How HR Functions will contribute To the Organisation’s Strategic Objectives

The strategic objectives of an organisation are those objectives that embody the big-picture goals, describing the organisation’s policies and processes that are required for fulfilling its mission both in the short- and long run (Bright et al., 2019). An organisation’s strategic objectives constitute especially the performance goals, encompassing the goal of increasing profitability, expanding the market share, penetrating into new markets, increasing employees’ productivity for accomplishing organisational growth and development, etc (Bright et al., 2019). The HR functions are going to contribute largely to Singtel’s strategic objective of maintaining profitability and sustainability at the face of the adversities posed by the COVID-19 pandemic through effectively managing employee performance, managing and resolving employee conflicts arising out of the dissents related to the organisation’s policy of cutting down the wages, and through helping employees adapt to the organisational changes. At Singtel, HR can contribute to the organisation’s strategic objective accomplishment through effective performance review for assessing the employees’ progress towards the organisation’s goals (SHRM, 2021). The HR can do so by assessing the strengths and weaknesses of the employees and recording the same regularly so that the report can be sent to the top management, strategically helping the top management in making informed and appropriate decisions regarding how to delegate job roles among different employees, ushering their career development and ensuring organisational development (SHRM, 2021). Besides, HR must perform the critical function of influencing the employees’ behaviours through institutionalizing the HR practices that are necessary for promoting, supporting, and bringing in the organisational changes that will ensure sustainability and profitability for Singtel amid the COVID-19 crisis.

Recommendations

It is recommended that the HR at Singtel must carry on effective employee performance management to enhance the productivity of the employees, addressing their grievances properly through providing effective feedback, information, and support so that the employees can stride towards accomplishing the organisation’s strategic objective of maintaining productivity, sustainability, and profitability in obscure situations and amid the COVID-19 crisis.
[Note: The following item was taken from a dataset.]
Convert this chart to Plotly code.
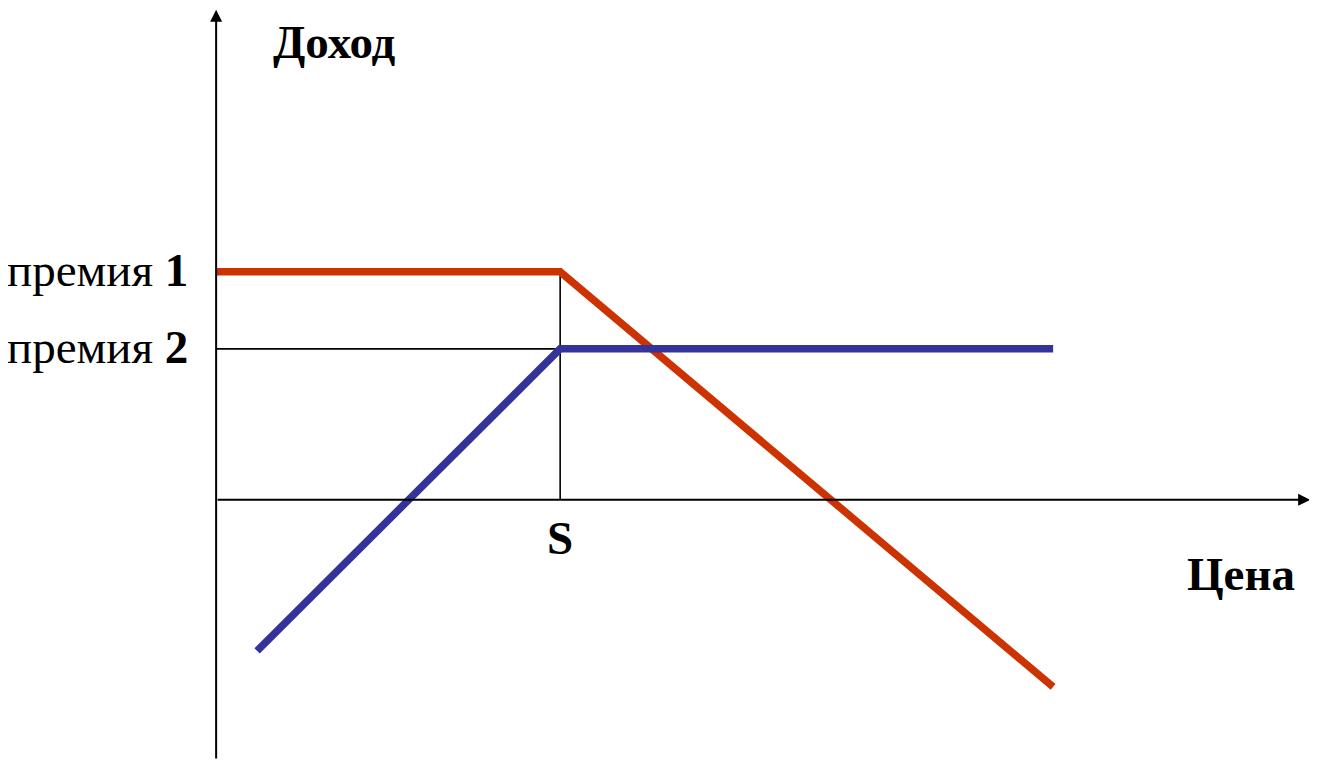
import plotly.graph_objects as go

# Data (units: 1 unit ≈ equal px in x and y)
S = 10.0
premium1 = 6.63
premium2 = 4.39
red_x = [0.0, 10.0, 24.33]
red_y = [6.63, 6.63, -5.44]
blue_x = [1.19, 10.0, 24.33]
blue_y = [-4.39, 4.39, 4.39]
axis_x_end = 31.8
axis_y_top = 14.25
axis_y_bottom = -7.56

RED = "#CC3300"
BLUE = "#333399"
SERIF = "Liberation Serif"
FS = 47

fig = go.Figure()

# thin guide lines
fig.add_trace(go.Scatter(x=[0, S], y=[premium2, premium2], mode="lines",
                         line=dict(color="black", width=1.6), hoverinfo="skip"))
fig.add_trace(go.Scatter(x=[S, S], y=[0, premium1], mode="lines",
                         line=dict(color="black", width=1.6), hoverinfo="skip"))

fig.add_trace(go.Scatter(x=red_x, y=red_y, mode="lines",
                         line=dict(color=RED, width=7.5), hoverinfo="skip"))
fig.add_trace(go.Scatter(x=blue_x, y=blue_y, mode="lines",
                         line=dict(color=BLUE, width=7.5), hoverinfo="skip"))

# axes with arrows
fig.add_annotation(x=axis_x_end, y=0, ax=0, ay=0, xref="x", yref="y", axref="x", ayref="y",
                   showarrow=True, arrowhead=2, arrowsize=1.2, arrowwidth=2, arrowcolor="black", text="")
fig.add_annotation(x=0, y=axis_y_top, ax=0, ay=axis_y_bottom, xref="x", yref="y", axref="x", ayref="y",
                   showarrow=True, arrowhead=2, arrowsize=1.2, arrowwidth=2, arrowcolor="black", text="")

# labels
fig.add_annotation(x=3.45, y=13.3, text="<b>Доход</b>", showarrow=False,
                   font=dict(family=SERIF, size=FS, color="black"))
fig.add_annotation(x=-0.75, y=premium1 + 0.05, text="премия <b>1</b>", showarrow=False, xanchor="right",
                   font=dict(family=SERIF, size=FS, color="black"))
fig.add_annotation(x=-0.75, y=premium2 + 0.05, text="премия <b>2</b>", showarrow=False, xanchor="right",
                   font=dict(family=SERIF, size=FS, color="black"))
fig.add_annotation(x=S, y=-1.1, text="<b>S</b>", showarrow=False,
                   font=dict(family=SERIF, size=FS, color="black"))
fig.add_annotation(x=29.8, y=-2.15, text="<b>Цена</b>", showarrow=False,
                   font=dict(family=SERIF, size=FS, color="black"))

fig.update_layout(
    width=1309, height=755,
    margin=dict(l=0, r=0, t=0, b=0),
    paper_bgcolor="white", plot_bgcolor="white",
    showlegend=False,
    xaxis=dict(range=[-6.05, 32.0], visible=False, fixedrange=True),
    yaxis=dict(range=[-7.65, 14.30], visible=False, fixedrange=True),
)

fig.write_html("out.html")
For ensuring an effective employee performance management, HR must resort to effective employee appraisal tools like the 360 degree feedback that can provide the employees with timely and constructive and critical feedback necessary for their self-evaluation and self-enhancement (Taylor, 2011). Moreover, HR has to demonstrate effective leadership before the employees to alter their negative perceptions of HR to positive ones and HR must also initiate the process of clear goal-setting for the employees and so that they can assess if their performance is in alignment with the strategic goals of the organisation. Besides, the HR must play the role of effective change agent and change manager to ensure that the dissents of the employees are addressed and mitigated and to make sure that the benefits of change are properly communicated to the employees so that they can accept and adapt to the changes in the organisational policies that have been triggered by the COVID-19 pandemic. And in the course of change management, HR is recommended to play a dual role, viz. initiating and leading change and facilitating the changes that the organisation’s leadership has initiated (SHRM, 2021a). This must be done to maintain an alignment between employees’ goals and objectives and the organisation’s strategic goals and objectives.